**Problem statement**
Your task is to reproduce, verbatim and without pictures, the lines from the opening of the listing through the line containing "[259, 511].forEach(x =>".

**Provided material**
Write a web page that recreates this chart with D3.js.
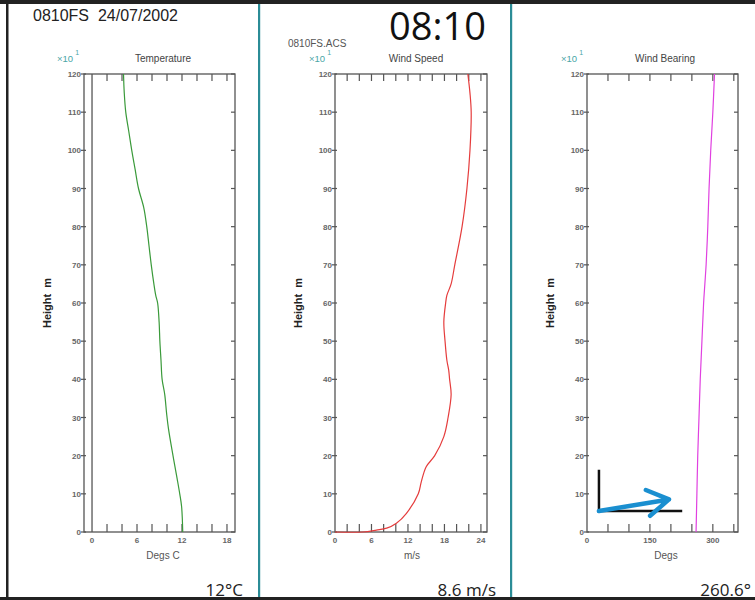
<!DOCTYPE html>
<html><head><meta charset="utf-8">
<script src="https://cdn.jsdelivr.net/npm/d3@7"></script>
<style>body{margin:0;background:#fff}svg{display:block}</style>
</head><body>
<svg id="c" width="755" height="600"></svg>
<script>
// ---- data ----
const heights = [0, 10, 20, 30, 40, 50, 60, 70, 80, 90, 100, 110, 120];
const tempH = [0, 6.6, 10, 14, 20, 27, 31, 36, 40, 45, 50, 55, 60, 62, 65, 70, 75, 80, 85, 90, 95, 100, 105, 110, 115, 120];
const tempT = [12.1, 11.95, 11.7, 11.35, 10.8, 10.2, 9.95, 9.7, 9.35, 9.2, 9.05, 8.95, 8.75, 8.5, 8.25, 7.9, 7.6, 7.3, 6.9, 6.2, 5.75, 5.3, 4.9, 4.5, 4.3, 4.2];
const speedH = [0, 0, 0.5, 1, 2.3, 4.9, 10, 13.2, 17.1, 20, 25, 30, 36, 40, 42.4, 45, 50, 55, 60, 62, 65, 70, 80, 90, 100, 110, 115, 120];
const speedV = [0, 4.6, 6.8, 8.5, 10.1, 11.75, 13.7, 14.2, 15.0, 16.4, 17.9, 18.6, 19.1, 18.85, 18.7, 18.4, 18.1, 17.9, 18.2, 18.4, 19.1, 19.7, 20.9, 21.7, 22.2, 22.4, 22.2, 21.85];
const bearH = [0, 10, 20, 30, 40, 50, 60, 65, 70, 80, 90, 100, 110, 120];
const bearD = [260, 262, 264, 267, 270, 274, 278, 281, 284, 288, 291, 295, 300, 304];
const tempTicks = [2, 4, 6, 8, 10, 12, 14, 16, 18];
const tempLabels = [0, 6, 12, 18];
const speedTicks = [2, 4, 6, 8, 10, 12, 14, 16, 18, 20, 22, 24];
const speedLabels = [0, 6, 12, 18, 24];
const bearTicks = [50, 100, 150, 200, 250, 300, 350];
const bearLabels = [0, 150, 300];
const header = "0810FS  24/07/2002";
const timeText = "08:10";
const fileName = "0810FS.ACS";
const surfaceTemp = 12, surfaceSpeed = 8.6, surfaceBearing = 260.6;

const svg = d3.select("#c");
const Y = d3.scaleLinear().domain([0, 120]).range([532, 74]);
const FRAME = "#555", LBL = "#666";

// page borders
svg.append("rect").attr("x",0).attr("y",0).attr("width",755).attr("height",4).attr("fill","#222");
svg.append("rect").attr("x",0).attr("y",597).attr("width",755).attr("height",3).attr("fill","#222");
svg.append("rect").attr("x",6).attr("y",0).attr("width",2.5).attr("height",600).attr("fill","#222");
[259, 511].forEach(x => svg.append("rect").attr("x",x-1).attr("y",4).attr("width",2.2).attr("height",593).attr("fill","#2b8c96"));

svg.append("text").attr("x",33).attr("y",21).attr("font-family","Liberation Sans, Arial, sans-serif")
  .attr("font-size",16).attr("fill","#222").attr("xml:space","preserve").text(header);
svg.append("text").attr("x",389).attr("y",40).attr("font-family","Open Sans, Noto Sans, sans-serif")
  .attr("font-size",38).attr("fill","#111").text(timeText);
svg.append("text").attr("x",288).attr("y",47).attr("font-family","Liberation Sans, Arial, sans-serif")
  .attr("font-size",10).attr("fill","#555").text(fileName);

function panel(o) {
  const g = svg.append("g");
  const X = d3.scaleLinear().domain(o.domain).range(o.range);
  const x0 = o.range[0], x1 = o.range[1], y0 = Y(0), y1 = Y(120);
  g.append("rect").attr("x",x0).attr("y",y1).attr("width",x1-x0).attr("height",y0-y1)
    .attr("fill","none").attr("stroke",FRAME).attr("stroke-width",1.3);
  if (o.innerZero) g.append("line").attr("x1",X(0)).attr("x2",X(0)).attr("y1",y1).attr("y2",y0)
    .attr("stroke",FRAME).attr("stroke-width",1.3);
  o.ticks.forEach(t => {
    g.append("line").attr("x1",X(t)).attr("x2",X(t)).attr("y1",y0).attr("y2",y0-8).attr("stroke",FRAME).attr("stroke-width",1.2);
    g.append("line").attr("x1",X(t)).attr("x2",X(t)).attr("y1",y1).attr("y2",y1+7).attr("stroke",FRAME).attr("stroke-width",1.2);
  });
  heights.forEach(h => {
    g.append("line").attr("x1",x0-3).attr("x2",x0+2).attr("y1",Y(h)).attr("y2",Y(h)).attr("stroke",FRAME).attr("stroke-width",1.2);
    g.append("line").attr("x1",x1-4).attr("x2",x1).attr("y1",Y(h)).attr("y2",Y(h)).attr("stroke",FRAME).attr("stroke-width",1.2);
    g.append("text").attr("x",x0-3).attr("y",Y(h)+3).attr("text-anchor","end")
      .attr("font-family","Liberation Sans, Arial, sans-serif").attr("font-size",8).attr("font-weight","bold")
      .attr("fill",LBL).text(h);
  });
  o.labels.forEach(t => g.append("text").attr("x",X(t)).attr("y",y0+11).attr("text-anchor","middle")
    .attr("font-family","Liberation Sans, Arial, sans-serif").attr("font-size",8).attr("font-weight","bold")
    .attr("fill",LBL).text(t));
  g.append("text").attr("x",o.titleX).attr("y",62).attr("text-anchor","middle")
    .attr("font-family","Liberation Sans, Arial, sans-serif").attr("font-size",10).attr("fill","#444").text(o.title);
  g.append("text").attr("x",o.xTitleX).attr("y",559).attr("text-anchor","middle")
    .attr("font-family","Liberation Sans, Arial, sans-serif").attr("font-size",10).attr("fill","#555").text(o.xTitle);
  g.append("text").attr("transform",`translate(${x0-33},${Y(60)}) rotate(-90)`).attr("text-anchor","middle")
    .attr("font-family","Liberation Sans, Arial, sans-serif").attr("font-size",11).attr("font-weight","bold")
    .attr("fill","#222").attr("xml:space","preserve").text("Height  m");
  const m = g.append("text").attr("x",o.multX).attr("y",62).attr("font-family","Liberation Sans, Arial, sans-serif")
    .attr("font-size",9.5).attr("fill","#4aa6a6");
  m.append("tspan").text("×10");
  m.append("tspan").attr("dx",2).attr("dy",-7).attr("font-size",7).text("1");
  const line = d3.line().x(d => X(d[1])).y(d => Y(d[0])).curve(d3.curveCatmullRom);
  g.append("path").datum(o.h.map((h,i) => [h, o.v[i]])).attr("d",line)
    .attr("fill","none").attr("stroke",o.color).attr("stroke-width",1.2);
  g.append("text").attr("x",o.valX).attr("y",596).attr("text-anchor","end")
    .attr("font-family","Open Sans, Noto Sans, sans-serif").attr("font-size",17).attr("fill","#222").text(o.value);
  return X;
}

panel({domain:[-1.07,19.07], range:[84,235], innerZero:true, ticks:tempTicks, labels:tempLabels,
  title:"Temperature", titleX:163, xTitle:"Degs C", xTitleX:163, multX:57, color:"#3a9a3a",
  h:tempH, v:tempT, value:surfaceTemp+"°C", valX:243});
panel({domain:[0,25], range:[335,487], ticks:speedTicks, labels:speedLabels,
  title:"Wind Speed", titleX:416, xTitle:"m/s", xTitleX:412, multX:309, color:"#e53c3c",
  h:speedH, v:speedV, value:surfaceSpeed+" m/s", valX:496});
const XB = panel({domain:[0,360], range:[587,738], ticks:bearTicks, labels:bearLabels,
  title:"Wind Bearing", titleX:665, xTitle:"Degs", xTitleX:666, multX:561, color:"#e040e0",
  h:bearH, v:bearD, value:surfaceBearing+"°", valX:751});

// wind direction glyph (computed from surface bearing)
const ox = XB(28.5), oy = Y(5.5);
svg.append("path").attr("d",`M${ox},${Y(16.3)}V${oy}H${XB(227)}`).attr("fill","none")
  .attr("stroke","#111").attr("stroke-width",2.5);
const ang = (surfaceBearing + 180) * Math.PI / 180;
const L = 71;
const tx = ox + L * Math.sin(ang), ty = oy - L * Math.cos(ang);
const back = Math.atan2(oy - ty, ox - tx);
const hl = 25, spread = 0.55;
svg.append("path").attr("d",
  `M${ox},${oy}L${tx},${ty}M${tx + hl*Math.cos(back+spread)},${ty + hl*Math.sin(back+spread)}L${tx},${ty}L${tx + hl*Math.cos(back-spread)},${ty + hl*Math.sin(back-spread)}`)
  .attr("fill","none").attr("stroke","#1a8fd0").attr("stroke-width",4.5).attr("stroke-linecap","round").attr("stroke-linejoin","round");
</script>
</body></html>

**Exercise output**
Write a web page that recreates this chart with D3.js.
<!DOCTYPE html>
<html><head><meta charset="utf-8">
<script src="https://cdn.jsdelivr.net/npm/d3@7"></script>
<style>body{margin:0;background:#fff}svg{display:block}</style>
</head><body>
<svg id="c" width="755" height="600"></svg>
<script>
// ---- data ----
const heights = [0, 10, 20, 30, 40, 50, 60, 70, 80, 90, 100, 110, 120];
const tempH = [0, 6.6, 10, 14, 20, 27, 31, 36, 40, 45, 50, 55, 60, 62, 65, 70, 75, 80, 85, 90, 95, 100, 105, 110, 115, 120];
const tempT = [12.1, 11.95, 11.7, 11.35, 10.8, 10.2, 9.95, 9.7, 9.35, 9.2, 9.05, 8.95, 8.75, 8.5, 8.25, 7.9, 7.6, 7.3, 6.9, 6.2, 5.75, 5.3, 4.9, 4.5, 4.3, 4.2];
const speedH = [0, 0, 0.5, 1, 2.3, 4.9, 10, 13.2, 17.1, 20, 25, 30, 36, 40, 42.4, 45, 50, 55, 60, 62, 65, 70, 80, 90, 100, 110, 115, 120];
const speedV = [0, 4.6, 6.8, 8.5, 10.1, 11.75, 13.7, 14.2, 15.0, 16.4, 17.9, 18.6, 19.1, 18.85, 18.7, 18.4, 18.1, 17.9, 18.2, 18.4, 19.1, 19.7, 20.9, 21.7, 22.2, 22.4, 22.2, 21.85];
const bearH = [0, 10, 20, 30, 40, 50, 60, 65, 70, 80, 90, 100, 110, 120];
const bearD = [260, 262, 264, 267, 270, 274, 278, 281, 284, 288, 291, 295, 300, 304];
const tempTicks = [2, 4, 6, 8, 10, 12, 14, 16, 18];
const tempLabels = [0, 6, 12, 18];
const speedTicks = [2, 4, 6, 8, 10, 12, 14, 16, 18, 20, 22, 24];
const speedLabels = [0, 6, 12, 18, 24];
const bearTicks = [50, 100, 150, 200, 250, 300, 350];
const bearLabels = [0, 150, 300];
const header = "0810FS  24/07/2002";
const timeText = "08:10";
const fileName = "0810FS.ACS";
const surfaceTemp = 12, surfaceSpeed = 8.6, surfaceBearing = 260.6;

const svg = d3.select("#c");
const Y = d3.scaleLinear().domain([0, 120]).range([532, 74]);
const FRAME = "#555", LBL = "#666";

// page borders
svg.append("rect").attr("x",0).attr("y",0).attr("width",755).attr("height",4).attr("fill","#222");
svg.append("rect").attr("x",0).attr("y",597).attr("width",755).attr("height",3).attr("fill","#222");
svg.append("rect").attr("x",6).attr("y",0).attr("width",2.5).attr("height",600).attr("fill","#222");
[259, 511].forEach(x => svg.append("rect").attr("x",x-1).attr("y",4).attr("width",2.2).attr("height",593).attr("fill","#2b8c96"));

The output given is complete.